Все это так. Однако замечания о «вздоре» Достоевского едва ли можно отнести к мыслям этого рода. Они – из другой области, другого разряда. В них отражено то, что, к сожалению, тоже является одной из особенностей нашей эпохи, в частности – эмиграции. Кажется, это Боборыкин впервые пустил в оборот словечко «наплевательство»: так вот, в данном случае перед нами «наплевательство», ничто другое, плюс крайняя, слепая самоуверенность. (В каком-то советском романе мне попалось еще до войны забавное, образное выражение, сродни «наплевательству»: сгусяводизм!)
Набоков и Яновский, безапелляционно сведшие к «вздору» знаменитую речь одного из величайших русских писателей, одного из умнейших русских людей, – вовсе не одиночки. Нередко приходится теперь подобные заявления читать, еще чаще – слышать. Впечатление создается такое, будто эмиграция стареет, дряхлеет как организм, даже разлагается, и в старческом своем забытье лепечет что-то несуразное, сама того не понимая. Имею я в виду не отдельных ее представителей, которые могут быть и совсем молоды, а именно эмиграцию как нечто целое. Мы, по-видимому, перестаем сознавать, что собой представляем, чем должны дорожить и что можем сберечь. Сознание это нельзя, конечно, отожествлять с полнейшим единообразием мнений и суждений, в частности суждений литературных, нет, если оно к чему-либо и обязывает, то совсем к другому: к отсутствию «легкости в мыслях необыкновенной», в особенности, когда речь идет о нашем прошлом, связанном – надо надеяться, – с нашим будущим.
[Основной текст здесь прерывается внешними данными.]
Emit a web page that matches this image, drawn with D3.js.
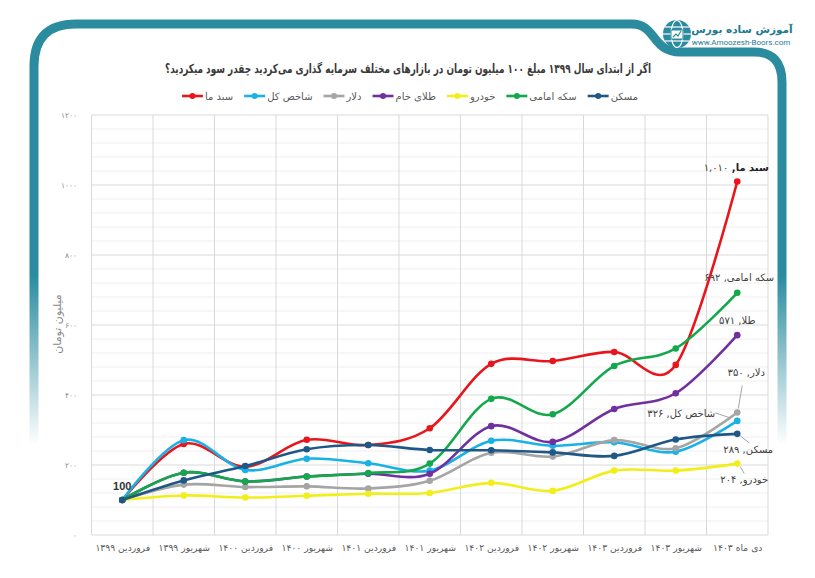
<!doctype html>
<html lang="fa">
  <head>
    <meta charset="utf-8">
    <title>بازده بازارها</title>
    <style>
      body { margin: 0; background: #fff; }
      .fa { font-family: "DejaVu Sans", sans-serif; direction: rtl; }
    </style>
  </head>
  <body>
    <div id="chart"></div>

    <script src="https://d3js.org/d3.v7.min.js"></script>
    <script type="text/javascript">
      // months on the x axis
      const months = ["فروردین 1399", "شهریور 1399", "فروردین 1400", "شهریور 1400", "فروردین 1401",
                      "شهریور 1401", "فروردین 1402", "شهریور 1402", "فروردین 1403", "شهریور 1403", "دی ماه 1403"];

      // value of 100 million toman, per market
      const sabadMa = [100, 260, 195, 272, 257, 305, 489, 497, 523, 486, 1010];
      const shakhes = [100, 271, 186, 218, 205, 184, 269, 255, 265, 238, 326];
      const dollar  = [100, 144, 137, 139, 133, 155, 235, 224, 271, 248, 350];
      const tala    = [100, 178, 153, 167, 175, 175, 311, 266, 360, 405, 571];
      const khodro  = [100, 113, 107, 112, 118, 120, 149, 126, 184, 184, 204];
      const sekke   = [100, 178, 153, 167, 177, 204, 389, 345, 483, 533, 692];
      const maskan  = [100, 156, 197, 245, 257, 243, 242, 236, 226, 273, 289];

      const seriesNames = ["سبد ما", "شاخص کل", "دلار", "طلای خام", "خودرو", "سکه امامی", "مسکن"];
      const endNames    = ["سبد ما", "شاخص کل", "دلار", "طلا", "خودرو", "سکه امامی", "مسکن"];
      const seriesValues = [sabadMa, shakhes, dollar, tala, khodro, sekke, maskan];
      const seriesColors = ["#e8161c", "#19b2e6", "#a5a5a5", "#7030a0", "#f2ee1c", "#13a84c", "#1f5886"];

      const yTicks = [0, 200, 400, 600, 800, 1000, 1200];

      const w = 815;
      const h = 578;
      const teal = "#2b8c9f";

      const fa = s => String(s).replace(/\d/g, d => "۰۱۲۳۴۵۶۷۸۹"[d]);

      const svg = d3.select('#chart')
                    .append('svg')
                    .attr("width", w)
                    .attr("height", h);

      // frame
      const defs = svg.append('defs');
      const grad = defs.append('linearGradient')
        .attr('id', 'fade')
        .attr('gradientUnits', 'userSpaceOnUse')
        .attr('x1', 0).attr('y1', 0).attr('x2', 0).attr('y2', 445);
      grad.append('stop').attr('offset', 0).attr('stop-color', teal).attr('stop-opacity', 1);
      grad.append('stop').attr('offset', 0.62).attr('stop-color', teal).attr('stop-opacity', 1);
      grad.append('stop').attr('offset', 1).attr('stop-color', teal).attr('stop-opacity', 0);

      svg.append('path')
        .attr('d', "M34,445 L34,66 Q34,24 76,24 L632,24 C656,24 652,52 680,52 L754,52 Q782,52 782,82 L782,445")
        .attr('fill', 'none')
        .attr('stroke', 'url(#fade)')
        .attr('stroke-width', 9);

      // logo
      const logo = svg.append('g').attr('transform', 'translate(677,34)');
      logo.append('circle').attr('r', 14).attr('fill', teal);
      logo.append('ellipse').attr('rx', 6).attr('ry', 13.5).attr('fill', 'none').attr('stroke', '#fff').attr('stroke-width', 1.2);
      logo.append('line').attr('x1', -14).attr('x2', 14).attr('stroke', '#fff').attr('stroke-width', 1.2);
      logo.append('line').attr('x1', -12).attr('x2', 12).attr('y1', -7).attr('y2', -7).attr('stroke', '#fff').attr('stroke-width', 1.2);
      logo.append('line').attr('x1', -12).attr('x2', 12).attr('y1', 7).attr('y2', 7).attr('stroke', '#fff').attr('stroke-width', 1.2);
      logo.append('rect').attr('x', -6).attr('y', -4).attr('width', 12).attr('height', 9).attr('fill', '#fff').attr('stroke', teal);
      logo.append('path').attr('d', "M-4,3 L-1,0 L1,2 L4,-3").attr('fill', 'none').attr('stroke', teal).attr('stroke-width', 1.2);

      svg.append('text').attr('class', 'fa')
        .attr('x', 742).attr('y', 33)
        .attr('text-anchor', 'middle')
        .attr('font-size', 10.5).attr('font-weight', 'bold')
        .attr('fill', '#1e7a91')
        .text("آموزش ساده بورس");
      svg.append('text')
        .attr('x', 741).attr('y', 45)
        .attr('text-anchor', 'middle')
        .attr('font-family', 'Roboto, sans-serif')
        .attr('font-size', 8)
        .attr('fill', '#1e7a91')
        .text("www.Amoozesh-Boors.com");

      // title
      svg.append('text').attr('class', 'fa')
        .attr('x', 408).attr('y', 73)
        .attr('text-anchor', 'middle')
        .attr('font-size', 12.5).attr('font-weight', 'bold')
        .attr('fill', '#3a3a3a')
        .attr('textLength', 486).attr('lengthAdjust', 'spacingAndGlyphs')
        .text(fa("اگر از ابتدای سال 1399 مبلغ 100 میلیون تومان در بازارهای مختلف سرمایه گذاری می‌کردید چقدر سود میکردید؟"));

      // scales
      const x = d3.scalePoint()
                  .domain(d3.range(months.length))
                  .range([91.5, 768])
                  .padding(0.5);
      const y = d3.scaleLinear()
                  .domain([0, 1200])
                  .range([535, 115]);
      const step = x.step();

      // grid
      const grid = svg.append('g');
      grid.selectAll('.minor')
        .data(d3.range(40, 1200, 40).filter(v => v % 200 !== 0))
        .enter()
        .append('line')
        .attr('x1', 91.5).attr('x2', 768)
        .attr('y1', d => y(d)).attr('y2', d => y(d))
        .attr('stroke', '#efefef');
      grid.selectAll('.major')
        .data(yTicks)
        .enter()
        .append('line')
        .attr('x1', 91.5).attr('x2', 768)
        .attr('y1', d => y(d)).attr('y2', d => y(d))
        .attr('stroke', '#d9d9d9');
      grid.selectAll('.vert')
        .data(d3.range(months.length + 1))
        .enter()
        .append('line')
        .attr('x1', d => 91.5 + d * step).attr('x2', d => 91.5 + d * step)
        .attr('y1', y(0)).attr('y2', y(1200))
        .attr('stroke', '#d9d9d9');

      // axes
      const yAxis = svg.append('g')
        .attr('transform', 'translate(80,0)')
        .call(d3.axisLeft(y).tickValues(yTicks).tickSize(0).tickFormat(fa));
      yAxis.select('.domain').remove();
      yAxis.selectAll('text')
        .attr('font-family', '"DejaVu Sans", sans-serif')
        .attr('font-size', 7.5)
        .attr('fill', '#8a8a8a')
        .attr('dx', 0);

      const xAxis = svg.append('g')
        .attr('transform', 'translate(0,541)')
        .call(d3.axisBottom(x).tickSize(0).tickFormat(i => fa(months[i])));
      xAxis.select('.domain').remove();
      xAxis.selectAll('text')
        .attr('class', 'fa')
        .attr('font-size', 9.2)
        .attr('fill', '#595959');

      svg.append('text').attr('class', 'fa')
        .attr('transform', 'translate(61,324) rotate(-90)')
        .attr('text-anchor', 'middle')
        .attr('font-size', 11)
        .attr('fill', '#8a8a8a')
        .text("میلیون تومان");

      // lines
      const line = d3.line()
        .x((d, i) => x(i))
        .y(d => y(d))
        .curve(d3.curveCardinal.tension(0));

      seriesValues.forEach((vals, k) => {
        svg.append('path')
          .datum(vals)
          .attr('d', line)
          .attr('fill', 'none')
          .attr('stroke', seriesColors[k])
          .attr('stroke-width', 2.6);
        svg.selectAll('.dot' + k)
          .data(vals)
          .enter()
          .append('circle')
          .attr('cx', (d, i) => x(i))
          .attr('cy', d => y(d))
          .attr('r', 3.3)
          .attr('fill', seriesColors[k]);
      });

      // start label
      svg.append('text')
        .attr('x', x(0)).attr('y', y(sabadMa[0]) - 10)
        .attr('text-anchor', 'middle')
        .attr('font-family', '"Liberation Sans", sans-serif')
        .attr('font-weight', 'bold')
        .attr('font-size', 11)
        .attr('fill', '#333')
        .text(sabadMa[0]);

      // end labels: offset of the text and of the leader line from the last point
      const endLayout = [
        { dx: -1, dy: -11 },
        { dx: -56, dy: -4, lead: [-22, -8, -7, -3] },
        { dx: 9, dy: -37, lead: [5, -27, 1, -4] },
        { dx: 0, dy: -11 },
        { dx: 7, dy: 19, lead: [3, 3, 7, 10] },
        { dx: 2, dy: -12 },
        { dx: 11, dy: 19, lead: [3, 2, 12, 9] }
      ];
      const last = months.length - 1;
      const fmt = d3.format(",");

      seriesValues.forEach((vals, k) => {
        const px = x(last), py = y(vals[last]);
        const L = endLayout[k];
        const t = svg.append('text').attr('class', 'fa')
          .attr('x', px + L.dx).attr('y', py + L.dy)
          .attr('text-anchor', 'middle')
          .attr('font-size', 10)
          .attr('fill', '#404040');
        t.append('tspan')
          .attr('font-weight', k === 0 ? 'bold' : 'normal')
          .attr('fill', k === 0 ? '#222' : '#404040')
          .text(endNames[k] + ", ");
        t.append('tspan').text(fa(fmt(vals[last])));
        if (L.lead) {
          svg.append('line')
            .attr('x1', px + L.lead[0]).attr('y1', py + L.lead[1])
            .attr('x2', px + L.lead[2]).attr('y2', py + L.lead[3])
            .attr('stroke', '#a6a6a6')
            .attr('stroke-width', 1);
        }
      });

      // legend, laid out right to left
      const legend = svg.append('g');
      let xr = 0;
      for (let k = seriesNames.length - 1; k >= 0; k--) {
        const g = legend.append('g');
        const txt = g.append('text').attr('class', 'fa')
          .attr('text-anchor', 'middle')
          .attr('font-size', 10)
          .attr('fill', '#595959')
          .text(seriesNames[k]);
        const tw = txt.node().getComputedTextLength();
        txt.attr('x', xr - tw / 2).attr('y', 4);
        const m0 = xr - tw - 23, m1 = xr - tw - 2;
        g.append('line')
          .attr('x1', m0).attr('x2', m1)
          .attr('stroke', seriesColors[k]).attr('stroke-width', 2.6);
        g.append('circle')
          .attr('cx', (m0 + m1) / 2).attr('r', 3)
          .attr('fill', seriesColors[k]);
        xr = m0 - 11;
      }
      const legW = -(xr + 11);
      legend.attr('transform', `translate(${410 + legW / 2},96)`);
    </script>
  </body>
</html>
Пушкинская речь Достоевского – вовсе не какой-либо священный текст, критике не подлежащий. Основные ее положения в самом деле не Бог весть как убедительны, и, вероятно, небывалое волнение, крики, рыдания и даже обмороки, которые она вызвала в зале, следует отнести на счет того, как и кем она была произнесена: надо было видеть Достоевского на эстраде, с его горящими глазами, надо было слышать его глухой, уже предсмертный голос, по временам вздымавшийся до «пророческих» интонаций. Перечитывая речь теперь, три четверти века спустя, удивляешься общей шаткости ее построения, – и в частности Яновский кое-что верно и остроумно говорит о той «всечеловечности», которую Достоевский Пушкину приписал и в которой усмотрел залог всемирно-объединяющего, всемирно-примирительного признания России. Лично меня всегда особенно удивляла в этой речи одна фраза, – о том, что будто бы «в два века своей политики Россия ничего другого не делала, как только служила Европе, может быть больше, чем самой себе». Надо было бы, пожалуй, спросить Европу, прежде чем такие заявления делать: радовалась ли она русскому «служению», просила ли о нем, оценила ли его? Сюрприз, вероятно, получился бы не малый.
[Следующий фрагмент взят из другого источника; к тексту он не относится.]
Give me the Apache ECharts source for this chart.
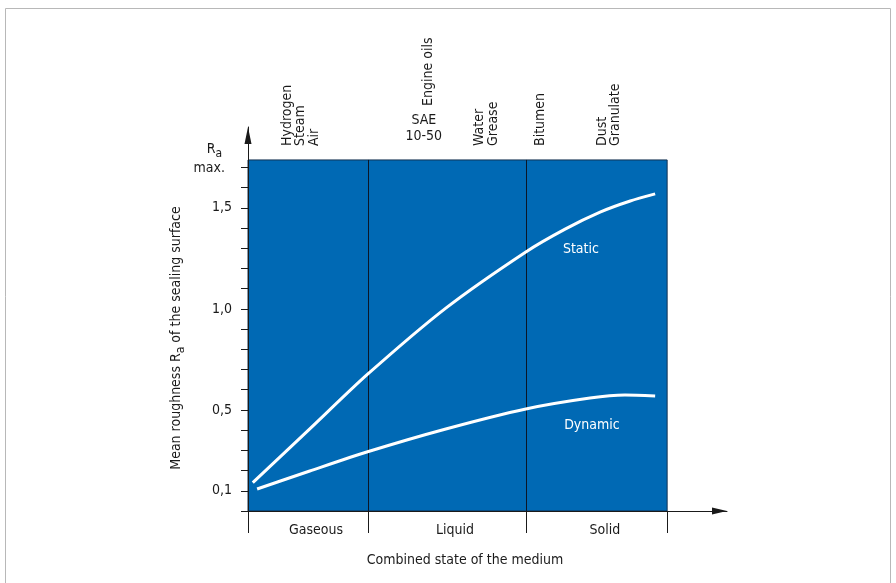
<!DOCTYPE html>
<html>
<head>
    <meta charset="UTF-8"/>
    <title>Mean roughness of the sealing surface</title>
    <script src="https://cdn.jsdelivr.net/npm/echarts@6.0.0/dist/echarts.min.js"></script>
    <style>
        html, body {margin: 0; padding: 0; background: #fff;}
        #chart {width: 896px; height: 583px;}
    </style>
</head>
<body>
<div id="chart"></div>
<script type="text/javascript">
    // x runs along the "state of the medium" axis, 0 = y axis, 10 = arrow tip
    const stateNames = ['Gaseous', 'Liquid', 'Solid'];
    const stateBounds = [0, 2.5, 5.8, 8.75];
    const stateLabelPos = [1.42, 4.32, 7.45];

    const staticX = [0.10, 1.29, 2.48, 4.13, 5.80, 6.62, 7.35, 7.98, 8.50];
    const staticY = [0.14, 0.406, 0.673, 1.004, 1.282, 1.395, 1.479, 1.534, 1.569];
    const dynamicX = [0.19, 1.29, 2.48, 4.13, 5.80, 7.14, 7.87, 8.50];
    const dynamicY = [0.109, 0.198, 0.292, 0.406, 0.505, 0.559, 0.574, 0.569];

    const yTicks = [0, 0.1, 0.2, 0.3, 0.4, 0.5, 0.6, 0.7, 0.8, 0.9, 1.0, 1.1, 1.2, 1.3, 1.4, 1.5, 1.6, 1.7];
    const yLabels = [0.1, 0.5, 1.0, 1.5];
    const yTop = 1.737; // top of the blue field

    // media written above the chart
    const topNotes = ['Hydrogen\nSteam\nAir', 'Engine oils', 'Water\nGrease', 'Bitumen', 'Dust\nGranulate'];
    const topNoteX = [1.10, 3.76, 4.98, 6.10, 7.53];

    const FONT = "'Liberation Sans Narrow', 'DejaVu Sans Condensed', sans-serif";
    const INK = '#1a1a1a';
    const BLUE = '#0069b4';
    const FS = 14;

    const chart = echarts.init(document.getElementById('chart'));
    const opt = {
        backgroundColor: '#fff',
        animation: false,
        grid: {left: 248, right: 169, top: 127, bottom: 72},
        xAxis: {
            type: 'value', min: 0, max: 10, z: 4,
            splitLine: {show: false},
            axisLine: {
                show: true, onZero: false,
                lineStyle: {color: INK, width: 1},
                symbol: ['none', 'triangle'], symbolSize: [7, 15], symbolOffset: [0, -7.5]
            },
            axisTick: {show: true, inside: false, length: 22, customValues: stateBounds, lineStyle: {color: INK}},
            axisLabel: {
                customValues: stateLabelPos, margin: 12,
                fontFamily: FONT, fontSize: FS, color: INK,
                formatter: function (v) {
                    let best = 0;
                    stateLabelPos.forEach(function (p, i) {
                        if (Math.abs(p - v) < Math.abs(stateLabelPos[best] - v)) best = i;
                    });
                    return stateNames[best];
                }
            }
        },
        yAxis: {
            type: 'value', min: 0, max: 1.9, z: 4,
            splitLine: {show: false},
            axisLine: {
                show: true, onZero: false,
                lineStyle: {color: INK, width: 1},
                symbol: ['none', 'triangle'], symbolSize: [7, 17], symbolOffset: [0, -8.5]
            },
            axisTick: {show: true, inside: false, length: 7, customValues: yTicks, lineStyle: {color: INK}},
            axisLabel: {
                customValues: yLabels, margin: 16,
                fontFamily: FONT, fontSize: FS, color: INK,
                formatter: function (v) {
                    return v.toFixed(1).replace('.', ',');
                }
            }
        },
        series: [{
            name: 'field',
            type: 'line',
            z: 1,
            silent: true,
            symbol: 'none',
            lineStyle: {opacity: 0},
            data: [[0, 0]],
            markArea: {
                silent: true, z: 1,
                itemStyle: {color: BLUE, borderColor: '#123050', borderWidth: 1},
                data: [[{coord: [0, 0]}, {coord: [stateBounds[3], yTop]}]]
            },
            markLine: {
                silent: true, z: 2, symbol: 'none',
                label: {show: false},
                lineStyle: {color: '#0b1626', width: 1, type: 'solid'},
                data: [
                    [{coord: [stateBounds[1], 0]}, {coord: [stateBounds[1], yTop]}],
                    [{coord: [stateBounds[2], 0]}, {coord: [stateBounds[2], yTop]}]
                ]
            }
        }, {
            name: 'Static',
            type: 'line',
            z: 3,
            smooth: 0.25,
            symbol: 'none',
            lineStyle: {color: '#fff', width: 3},
            data: staticX.map(function (x, i) { return [x, staticY[i]]; }),
            markPoint: {
                silent: true, symbol: 'circle', symbolSize: 1,
                itemStyle: {color: 'rgba(0,0,0,0)'},
                label: {show: true, position: 'inside', color: '#fff', fontFamily: FONT, fontSize: FS, formatter: 'Static'},
                data: [{coord: [6.95, 1.296]}]
            }
        }, {
            name: 'Dynamic',
            type: 'line',
            z: 3,
            smooth: 0.25,
            symbol: 'none',
            lineStyle: {color: '#fff', width: 3},
            data: dynamicX.map(function (x, i) { return [x, dynamicY[i]]; }),
            markPoint: {
                silent: true, symbol: 'circle', symbolSize: 1,
                itemStyle: {color: 'rgba(0,0,0,0)'},
                label: {show: true, position: 'inside', color: '#fff', fontFamily: FONT, fontSize: FS, formatter: 'Dynamic'},
                data: [{coord: [7.18, 0.426]}]
            }
        }]
    };
    chart.setOption(opt);

    // texts around the plot
    const graphics = [{
        type: 'rect', silent: true,
        shape: {x: 5.5, y: 8.5, width: 885, height: 600},
        style: {fill: 'none', stroke: '#b8b8b8', lineWidth: 1}
    }, {
        type: 'text', x: 465, y: 560,
        style: {text: 'Combined state of the medium', font: FS + 'px ' + FONT, fill: INK, align: 'center', verticalAlign: 'middle'}
    }, {
        type: 'text', x: 178, y: 338, rotation: Math.PI / 2,
        style: {
            text: '{t|Mean roughness R}{s|a}{t| of the sealing surface}',
            align: 'center', verticalAlign: 'middle', fill: INK,
            rich: {
                t: {fontFamily: FONT, fontSize: FS, lineHeight: 18, verticalAlign: 'top', fill: INK},
                s: {fontFamily: FONT, fontSize: 12, lineHeight: 18, verticalAlign: 'top', padding: [6, 0, 0, 0], fill: INK}
            }
        }
    }, {
        type: 'text', x: 222, y: 150,
        style: {
            text: '{t|R}{s|a}',
            align: 'right', verticalAlign: 'middle', fill: INK,
            rich: {
                t: {fontFamily: FONT, fontSize: FS, lineHeight: 16, verticalAlign: 'top', fill: INK},
                s: {fontFamily: FONT, fontSize: 12, lineHeight: 16, verticalAlign: 'top', padding: [6, 0, 0, 0], fill: INK}
            }
        }
    }, {
        type: 'text', x: 225, y: 168,
        style: {text: 'max.', font: FS + 'px ' + FONT, fill: INK, align: 'right', verticalAlign: 'middle'}
    }];

    topNotes.forEach(function (t, i) {
        const px = chart.convertToPixel({gridIndex: 0}, [topNoteX[i], 0])[0];
        graphics.push({
            type: 'text', x: px, y: t === 'Engine oils' ? 106 : 146, rotation: Math.PI / 2,
            style: {text: t, font: FS + 'px ' + FONT, fill: INK, align: 'left', verticalAlign: 'middle', lineHeight: 13.5}
        });
    });
    const saeX = chart.convertToPixel({gridIndex: 0}, [3.67, 0])[0];
    graphics.push({
        type: 'text', x: saeX, y: 128,
        style: {text: 'SAE\n10-50', font: FS + 'px ' + FONT, fill: INK, align: 'center', verticalAlign: 'middle', lineHeight: 16}
    });

    chart.setOption({graphic: graphics});
</script>
</body>
</html>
Но сколько бы возражений ни было необходимо Достоевскому представить, счесть его речь «вздором» в целом никак нельзя, не говоря уж о том, что русский писатель мог бы – и должен был бы! – найти другое, более пристойное слово, чтобы выразить свое несогласие с автором «Бесов» и «Карамазовых». Есть в речи отдельные очень глубокие мысли. Да и о Пушкине как подлинно великом явлении Достоевский, в сущности, сказал первым, и после него стало невозможно возвращение к суждениям Белинского, к самому тону этих суждений, где восхищение чудесным даром поэта соседствует со стремлением определить и ограничить размеры его значения (Белинский кончает свою монументальную статью о Пушкине похвалами «изяществу» его созданий и называет его «симпатичным существом»!).
Достоевский напутал, Достоевский увлекся, и в патетических своих догадках, надеждах и предвидениях зашел так далеко, что «холодный рассудок» отказывается за ним следовать, – но Боже мой, насколько были бы мы все беднее, если бы в памяти не жили его огненные призывы, в самой безмерности которых, как и во всем, что теперь беззаботно величается «достоевщиной», было больше боли и страха за Россию, чем «квасного» бахвальства ею, и где так явственно чувствуется ожидание неминуемой смерти на Семеновском плацу, несколько ужасных лет в Сибири, а затем мучительная, истинно-творческая потребность высказать что-то такое, что никогда никем прежде найдено и сказано не было, все то вообще, из чего складывается огромное, чудовищное, единственное понятие – Достоевский!.. А вот теперь оказывается – «вздор». Три-четыре строчки, былые заблуждения разъяснены, перейдем с чувством собственного достоинства к очередным литературным делам.
Набоков, впрочем, Достоевским не ограничивается. В том же «Новом журнале», года три назад, промелькнула другая его замечательная фраза, никем не подхваченная, никого, по-видимому, не задевшая, – что тоже свидетельствует о нашем общем одряхлении: одну из трагедий Расина, насколько помню «Athalie» – т. е. вместе с «Федрой» вершину расиновского гения, ту трагедию, о которой Вольтер сказал, что это «le pur chef-d’œuvre de l’esprit humain» – он, Набоков, назвал «дурацкой», притом, как водится, в виде окончательного приговора, без малейшего объяснения.